Enttäuscht zeigt sich Seidel schließlich von Gorbatschow. Diesem wird einerseits Konzeptionslosigkeit vorgeworfen: Dessen außenpolitische Perestroika sei "illusorisch, geradezu naiv und blauäugig" gewesen (S.383). Andererseits sei Gorbatschow doppelzüngig gewesen: Gegenüber DDR-Vertretern habe er stets den Eindruck erweckt, an der DDR festhalten zu wollen, während er im Inneren den Untergang des ostdeutschen Teilstaates offenbar ohne Bedauern bereits seit Oktober 1989 entgegensah. Seidel kam seinen Erinnerungen zufolge im Januar 1990 zu dem Schluss, dass die DDR ausgespielt hatte, sei aber mit entsprechenden Äußerungen weitgehend auf Unverständnis gestoßen.

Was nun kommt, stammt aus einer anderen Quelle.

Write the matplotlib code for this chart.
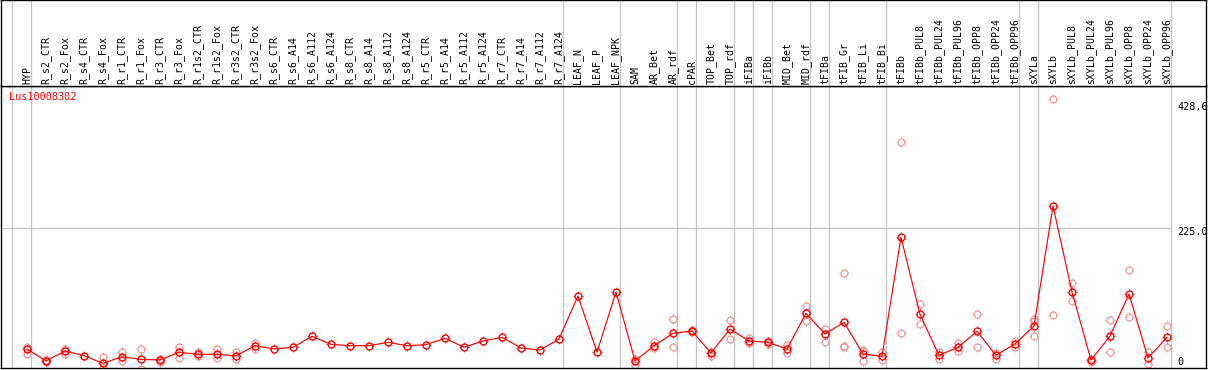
import numpy as np
import matplotlib
matplotlib.use("Agg")
import matplotlib.pyplot as plt
from matplotlib.path import Path
from matplotlib import transforms

nan = float("nan")

gene = "Lus10008302"

samples = ["HYP", "R_s2_CTR", "R_s2_Fox", "R_s4_CTR", "R_s4_Fox", "R_r1_CTR", "R_r1_Fox",
           "R_r3_CTR", "R_r3_Fox", "R_r1s2_CTR", "R_r1s2_Fox", "R_r3s2_CTR", "R_r3s2_Fox",
           "R_s6_CTR", "R_s6_A14", "R_s6_A112", "R_s6_A124", "R_s8_CTR", "R_s8_A14",
           "R_s8_A112", "R_s8_A124", "R_r5_CTR", "R_r5_A14", "R_r5_A112", "R_r5_A124",
           "R_r7_CTR", "R_r7_A14", "R_r7_A112", "R_r7_A124", "LEAF_N", "LEAF_P", "LEAF_NPK",
           "SAM", "AR_Bet", "AR_rdf", "cPAR", "TOP_Bet", "TOP_rdf", "iFIBa", "iFIBb",
           "MID_Bet", "MID_rdf", "tFIBa", "tFIB_Gr", "tFIB_Li", "tFIB_Bi", "tFIBb",
           "tFIBb_PUL8", "tFIBb_PUL24", "tFIBb_PUL96", "tFIBb_OPP8", "tFIBb_OPP24",
           "tFIBb_OPP96", "sXYLa", "sXYLb", "sXYLb_PUL8", "sXYLb_PUL24", "sXYLb_PUL96",
           "sXYLb_OPP8", "sXYLb_OPP24", "sXYLb_OPP96"]

mean_values = [33.9, 15.0, 30.7, 23.3, 11.3, 21.7, 17.6, 16.5, 28.7, 25.5,
               25.5, 23.3, 39.1, 33.9, 36.6, 53.9, 41.3, 39.1, 39.1, 44.4,
               39.1, 40.7, 50.7, 36.6, 46.5, 52.3, 35.5, 32.3, 49.6, 117.4,
               28.7, 123.7, 15.0, 39.1, 58.6, 62.2, 27.6, 65.4, 46.5, 44.4,
               33.9, 90.1, 57.5, 76.0, 26.0, 22.4, 209.9, 88.6, 24.0, 36.6,
               61.8, 24.0, 41.8, 70.1, 259.2, 123.7, 16.5, 54.4, 120.5, 19.7, 52.3]

rep_a = [37.5, 16.5, 33.4, nan, 20.8, 29.2, 33.4, 18.6, 36.6, 29.6,
         33.9, 29.6, 43.8, nan, nan, nan, nan, nan, nan, nan,
         nan, nan, nan, nan, nan, nan, nan, nan, nan, nan,
         nan, nan, 17.6, 45.4, 80.7, 63.5, 29.6, 79.6, 50.7, 47.0,
         40.7, 101.6, 64.9, 153.2, 33.0, 29.6, 359.6, 104.8, 29.2, 43.8,
         88.6, 28.0, 47.0, 81.6, 428.6, 137.9, 18.6, 79.6, 157.9, 29.2, 70.1]

rep_b = [25.5, 12.9, 26.0, nan, 3.5, 15.0, 1.9, 12.9, 20.2, 22.8,
         20.2, 17.6, 33.9, nan, nan, nan, nan, nan, nan, nan,
         nan, nan, nan, nan, nan, nan, nan, nan, nan, nan,
         nan, nan, 8.7, 35.0, 36.6, 61.0, 22.8, 49.2, 43.8, 41.3,
         27.1, 78.5, 45.4, 36.6, 31.0, 16.5, 58.6, 72.8, 18.6, 31.2,
         36.6, 18.6, 37.5, 77.5, 87.0, 109.0, 13.9, 29.2, 83.8, 9.8, 37.0]

rep_c = [nan] * 43 + [38.2, 15.4] + [nan] * 8 + [54.4] + [nan] * 7

# group separators sit just after these sample positions (0 = before the first)
separator_after = [0, 1, 29, 32, 35, 36, 38, 39, 40, 42, 43, 46, 53, 54, 61]

axis_labels = ["428.6", "225.0", "0"]
axis_values = [428.6, 225.0, 0.0]
grid_value = 225.0

# ---------------------------------------------------------------- layout
W, H = 1209, 370
fig = plt.figure(figsize=(W / 100, H / 100), dpi=100)
fig.patch.set_facecolor("white")

head_bottom_px = 86
plot_bottom_px = 368
left_px, right_px = 1, 1206

ax = fig.add_axes([left_px / W, (H - plot_bottom_px) / H,
                   (right_px - left_px) / W, (plot_bottom_px - head_bottom_px) / H])
hx = fig.add_axes([left_px / W, (H - head_bottom_px) / H,
                   (right_px - left_px) / W, head_bottom_px / H])

x = np.arange(1, len(samples) + 1)
xlim = (-7 / 19, 1198 / 19)
for a in (ax, hx):
    a.set_xlim(*xlim)
    a.set_xticks([])
    a.set_yticks([])
    for s in a.spines.values():
        s.set_color("black")
        s.set_linewidth(1.0)

ax.set_ylim(3.94, 448.3)
hx.set_ylim(head_bottom_px, 0)

grey = "#c4c4c4"
for s in separator_after:
    for a in (ax, hx):
        a.axvline(s + 0.195, color=grey, lw=0.9, zorder=1)
ax.hlines(grid_value, xlim[0], separator_after[-1] + 0.195, color=grey, lw=0.9, zorder=1)

# small tick stubs around each ring marker
tick_verts = [(0, 1.0), (0, 1.3), (0, -1.0), (0, -1.3),
              (1.0, 0), (1.3, 0), (-1.0, 0), (-1.3, 0)]
tick_codes = [Path.MOVETO, Path.LINETO] * 4
ticks = Path(tick_verts, tick_codes)

ms = 5.0
pink = "#f09494"
red = "#ff0000"


def ring(values, color, lw, z):
    ax.plot(x, values, linestyle="none", marker="o", markersize=ms,
            markerfacecolor="none", markeredgecolor=color, markeredgewidth=lw, zorder=z)
    ax.plot(x, values, linestyle="none", marker=ticks, markersize=ms * 1.3,
            markerfacecolor="none", markeredgecolor=color, markeredgewidth=0.5, zorder=z)


for reps in (rep_a, rep_b, rep_c):
    ring(reps, pink, 0.85, 2)

ax.plot(x, mean_values, color=red, lw=0.85, zorder=3)
ring(mean_values, red, 1.0, 4)

mono = "DejaVu Sans Mono"
for xi, lab in zip(x, samples):
    hx.text(xi, 83.5, lab, rotation=90, ha="center", va="bottom",
            fontsize=7.1, family=mono, color="black")

fig.text(9 / W, 1 - 97.5 / H, gene, color=red, fontsize=7.3, family=mono,
         ha="left", va="center")

label_x = (1177 - 8) / 19
offsets_px = [-8.5, -4.3, 8.5]
for val, lab, off in zip(axis_values, axis_labels, offsets_px):
    tr = transforms.offset_copy(ax.transData, fig=fig, y=off, units="dots")
    ax.text(label_x, val, lab, transform=tr, ha="left", va="center",
            fontsize=7.3, family=mono, color="black", clip_on=False, zorder=6)

fig.savefig("out.png", dpi=100, facecolor="white")
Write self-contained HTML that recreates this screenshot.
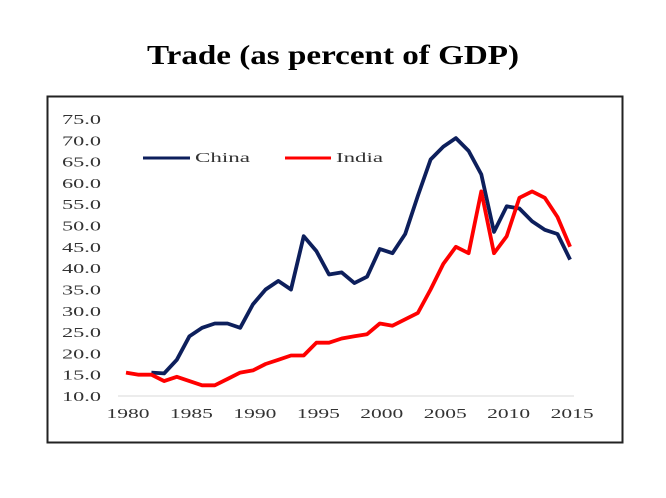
<!DOCTYPE html>
<html><head><meta charset="utf-8"><style>
html,body{margin:0;padding:0;background:#fff;}
svg{display:block;font-family:"Liberation Serif",serif;}
</style></head><body>
<svg id="s" width="666" height="498" viewBox="0 0 666 498">
<text x="333" y="64" text-anchor="middle" font-size="27" font-weight="bold" textLength="372" lengthAdjust="spacingAndGlyphs" fill="#000">Trade (as percent of GDP)</text>
<rect x="47.5" y="96.5" width="575" height="346" fill="#fff" stroke="#222" stroke-width="2"/>
<line x1="118" y1="396" x2="574" y2="396" stroke="#d9d9d9" stroke-width="1"/>
<g id="yl" font-size="14" fill="#333" text-anchor="end"></g>
<g id="xl" font-size="14" fill="#333" text-anchor="middle"></g>
<line x1="143" y1="158" x2="190" y2="158" stroke="#0d1f5c" stroke-width="3"/>
<text x="195" y="162" font-size="14" fill="#333" textLength="55" lengthAdjust="spacingAndGlyphs">China</text>
<line x1="285" y1="158" x2="331" y2="158" stroke="#ff0000" stroke-width="3"/>
<text x="336" y="162" font-size="14" fill="#333" textLength="47" lengthAdjust="spacingAndGlyphs">India</text>
<polyline id="ch" fill="none" stroke="#0d1f5c" stroke-width="3.8" stroke-linejoin="round"/>
<polyline id="in" fill="none" stroke="#ff0000" stroke-width="3.8" stroke-linejoin="round"/>
</svg>
<script>
function Y(v){return 396-(v-10)*4.262;}
function X(y){return 126+(y-1980)*12.69;}
var ns="http://www.w3.org/2000/svg";
var yl=document.getElementById('yl');
for(var v=10;v<=75;v+=5){var t=document.createElementNS(ns,'text');t.setAttribute('x',101);t.setAttribute('y',Y(v)+5);t.setAttribute('textLength',39);t.setAttribute('lengthAdjust','spacingAndGlyphs');t.textContent=v.toFixed(1);yl.appendChild(t);}
var xl=document.getElementById('xl');
for(var y=1980;y<=2015;y+=5){var t=document.createElementNS(ns,'text');t.setAttribute('x',X(y)+2);t.setAttribute('y',418);t.setAttribute('textLength',43);t.setAttribute('lengthAdjust','spacingAndGlyphs');t.textContent=y;xl.appendChild(t);}
var ch=[15.5,15.3,18.5,24,26,27,27,26,31.5,35,37,35,47.5,44,38.5,39,36.5,38,44.5,43.5,48,57,65.5,68.5,70.5,67.5,62,48.5,54.5,54,51,49,48,42];
var ind=[15.5,15,15,13.5,14.5,13.5,12.5,12.5,14,15.5,16,17.5,18.5,19.5,19.5,22.5,22.5,23.5,24,24.5,27,26.5,28,29.5,35,41,45,43.5,58,43.5,47.5,56.5,58,56.5,52,45];
function pts(a,s){return a.map(function(v,i){return X(s+i).toFixed(1)+','+Y(v).toFixed(1)}).join(' ');}
document.getElementById('ch').setAttribute('points',pts(ch,1982));
document.getElementById('in').setAttribute('points',pts(ind,1980));
</script>
</body></html>
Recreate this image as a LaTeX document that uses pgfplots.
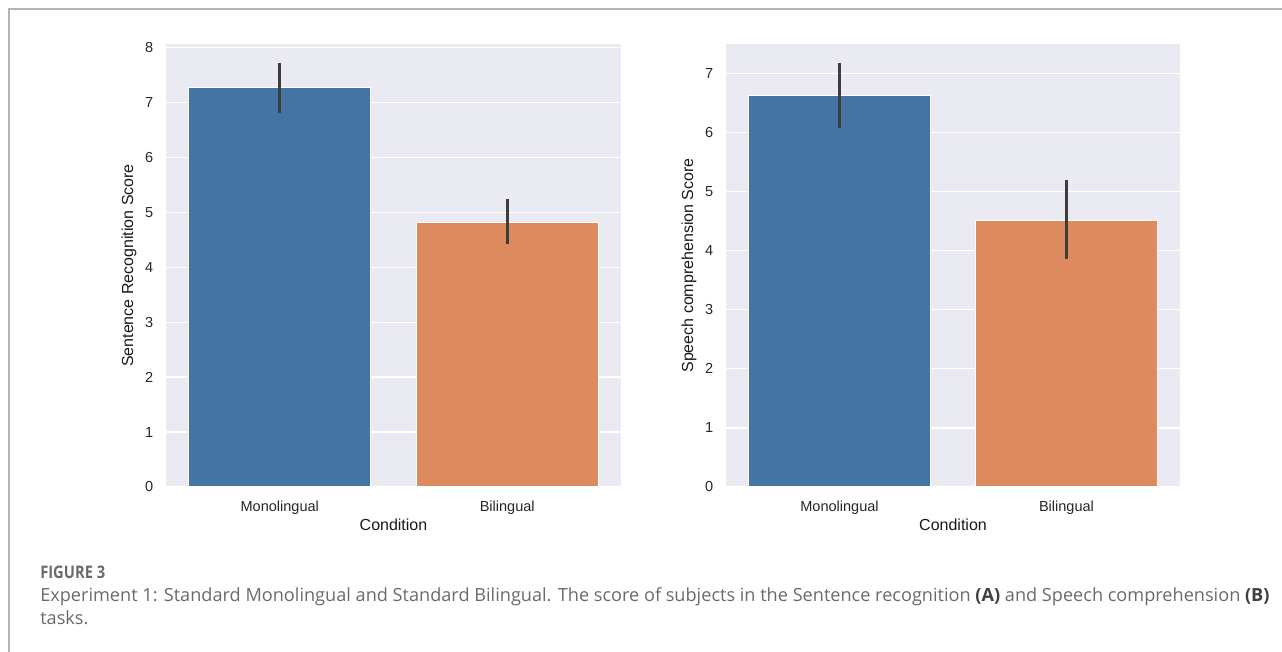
\documentclass[border=0pt]{standalone}
\usepackage{fontspec}
\setmainfont{Liberation Sans}
\newfontfamily\capfont{Open Sans}
\newfontfamily\figfont[FakeStretch=0.85]{Open Sans}
\usepackage{pgfplots}
\pgfplotsset{compat=1.18}
\definecolor{sbbg}{HTML}{EAEAF2}
\definecolor{sbblue}{HTML}{4374A3}
\definecolor{sborange}{HTML}{DD8A5E}
\definecolor{errc}{HTML}{3D3D3D}
\definecolor{capgray}{HTML}{6A6A6A}
\definecolor{bordergray}{HTML}{B4B4B4}

\pgfplotstableread{
x y plus minus
0 7.26 0.45 0.46
}\leftmono
\pgfplotstableread{
x y plus minus
1 4.82 0.42 0.40
}\leftbi
\pgfplotstableread{
x y plus minus
0 6.63 0.54 0.55
}\rightmono
\pgfplotstableread{
x y plus minus
1 4.52 0.68 0.66
}\rightbi

\pgfplotsset{
  sb/.style={
    scale only axis,
    height=332.25pt,
    axis background/.style={fill=sbbg},
    axis line style={draw=none},
    ymajorgrids=true,
    xmajorgrids=false,
    major grid style={white, line width=0.9pt},
    tick style={draw=none},
    ymin=0,
    xmin=-0.5, xmax=1.5,
    xtick={0,1},
    xticklabels={Monolingual,Bilingual},
    ticklabel style={font=\fontsize{10.9}{13}\selectfont, text=black!85},
    /pgf/number format/assume math mode=true,
    yticklabel style={xshift=-6pt},
    xticklabel style={anchor=base, yshift=-18.5pt},
    xlabel={Condition},
    xlabel style={at={(axis description cs:0.5,0)}, anchor=base, yshift=-32.5pt, font=\fontsize{12}{14}\selectfont, text=black!90},
    ylabel style={at={(axis description cs:-0.0815,0.5)}, anchor=center, font=\fontsize{12}{14}\selectfont, text=black!90},
    clip=false,
  },
  sbbar/.style={
    ybar, bar width=0.8, bar shift=0pt,
    draw=white, line width=0.75pt,
    error bars/y dir=both, error bars/y explicit, error bars/error mark=none,
    error bars/error bar style={errc, line width=2.3pt},
  },
}

\begin{document}
\begin{tikzpicture}[x=0.75pt,y=0.75pt]
\path[use as bounding box] (0,0) rectangle (1282,652);
\draw[bordergray, line width=0.9pt] (9,0) -- (9,643) -- (1282,643);

\begin{axis}[sb, at={(124.5pt,123.75pt)}, anchor=south west, width=341.25pt,
  ymax=8.06, ytick={0,1,...,8}, ylabel={Sentence Recognition Score}]
\addplot[sbbar, fill=sbblue] table[x=x, y=y, y error plus=plus, y error minus=minus] {\leftmono};
\addplot[sbbar, fill=sborange] table[x=x, y=y, y error plus=plus, y error minus=minus] {\leftbi};
\end{axis}

\begin{axis}[sb, at={(544.5pt,123.75pt)}, anchor=south west, width=340.5pt,
  ymax=7.5, ytick={0,1,...,7}, ylabel={Speech comprehension Score}]
\addplot[sbbar, fill=sbblue] table[x=x, y=y, y error plus=plus, y error minus=minus] {\rightmono};
\addplot[sbbar, fill=sborange] table[x=x, y=y, y error plus=plus, y error minus=minus] {\rightbi};
\end{axis}

\node[anchor=base west, inner sep=0pt, text=capgray, font=\figfont\bfseries\fontsize{13}{16}\selectfont] at (40,73) {FIGURE 3};
\node[anchor=base west, inner sep=0pt, text=capgray, font=\capfont\fontsize{13.6}{16}\selectfont] at (40,50) {Experiment 1: Standard Monolingual and Standard Bilingual. The score of subjects in the Sentence recognition {\bfseries\color{black!75}(A)} and Speech comprehension {\bfseries\color{black!75}(B)}};
\node[anchor=base west, inner sep=0pt, text=capgray, font=\capfont\fontsize{13.6}{16}\selectfont] at (40,27) {tasks.};
\end{tikzpicture}
\end{document}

Dass ein langjähriger Angehöriger des MfAA im nachhinein weder die DDR noch seine Tätigkeit grundlegend kritisiert, sondern sich bei aller Teilkritik grundsätzlich zu beidem bekennt, ist nicht weiter verwunderlich. Dass er zu DDR-Positionen, um die er jahrzehntelang gerungen hat, wie etwa in der Staatsbürgerschaftsfrage, auch heute noch steht, ist ebenfalls verständlich. Freilich scheint er die DDR-Positionen so verinnerlicht zu haben, dass er sich auch im Nachhinein nicht in die Gegenseite hineinversetzen kann. Wie anders ist zu erklären, dass er die westdeutsche Aufregung um die Geraer Forderungen vom Oktober 1980 - deren Formulierung übrigens auf ihn selbst zurückgeht - nicht verstehen kann. Es habe sich dabei lediglich um "die moderate Feststellung von Sachverhalten" gehandelt (S.252). Hier zeigt sich, dass selbst ein so hochrangiger MfAA-Bediensteter wie Seidel nicht das notwendige politische Gespür und das Einfühlungsvermögen besaß, die gemeinhin auf dem internationalen Parkett vorausgesetzt werden.

Anmerkungen:
1 Karl Seidel, Erste Schritte auf dem Weg zu normalen Beziehungen zwischen der DDR und der BRD. Persönliche Erinnerungen an die deutsch-deutschen Verhandlungen Anfang der siebziger Jahre, und: Ders., Der Weg zum Grundlagenvertrag und zur Errichtung Ständiger Vertretungen. Erinnerungen eines Beteiligten, in: Detlef Nakath (Hrsg.), Deutschlandpolitiker der DDR erinnern sich, Berlin 1995, S.95-134 und S.185-222; auf Interviews mit Seidel bezieht sich vielfach Benno-Eide Siebs, Die Außenpolitik der DDR 1976-1989. Strategien und Grenzen, Paderborn 1999.
2 Monika Kaiser, Machtwechsel von Ulbricht zu Honecker. Funktionsmechanismen der SED-Diktatur in Konfliktsituationen 1962 bis 1972, Berlin 1997.